Komentarz: Prywatne grupy interesu stają się katalizatorem upadku amerykańskiej polityki
Przed czterema laty obecny przywódca USA, kiedy był jeszcze kandydatem Partii Republikańskiej, obiecywał, że „osuszy waszyngtońskie bagno”. Cztery lata minęły w mgnieniu oka i wszyscy zrozumieli już, że waszyngtońska polityka zamiast zostać oczyszczona stała się jeszcze brudniejsza. Jednym z przykładów może być korupcja spowodowana głębokim powiązaniem prywatnych grup interesów i klik politycznych, nieczyste działania lobbingowe oraz polityka pieniężna, które stały się katalizatorami upadku amerykańskiej sceny politycznej.
W ciągu ostatnich czterech lat „najrozsądniejszą” decyzją szefa Białego Domu jest wykorzystanie swoich znajomości z czasów, kiedy był biznesmenem do niejawnego wzbogacania się na własnych nieruchomościach, zręcznie prowadząc przy tym politykę i czerpiąc z niej osobiste korzyści. Według doniesień amerykańskich mediów, określone grupy interesu, w tym prywatne przedsiębiorstwa z branży więziennictwa, instytucje mikrofinansowe i pozostałe wyspecjalizowane grupy interesu, aby zbliżyć się do procesu decyzyjnego przywódcy USA i mieć na niego większy wpływ, zainwestowały krocie w organizację 137 wydarzeń mających miejsce na jego nieruchomościach, co sprawiło, że na styku polityki i biznesu dorobiono się fortun sięgających dziesiątek milionów dolarów.
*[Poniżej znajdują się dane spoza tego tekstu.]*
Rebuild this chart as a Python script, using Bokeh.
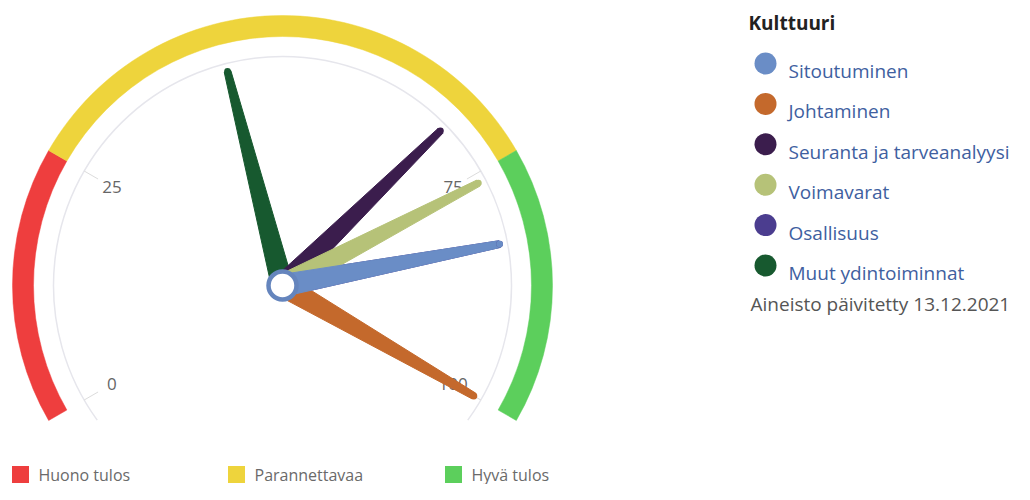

Widać, że erozja amerykańskiej polityki przez pieniądz przekształciła się w instytucjonalną korupcję, którą trudno jest wyeliminować. Tamtejsi rządzący nie mogą pozbyć się chęci wzbogacenia się, dlatego bez względu na to, kto zostanie następny prezydentem, nie będzie to żadnym cudownym panaceum na zmianę charakteru amerykańskiej polityki i finansów.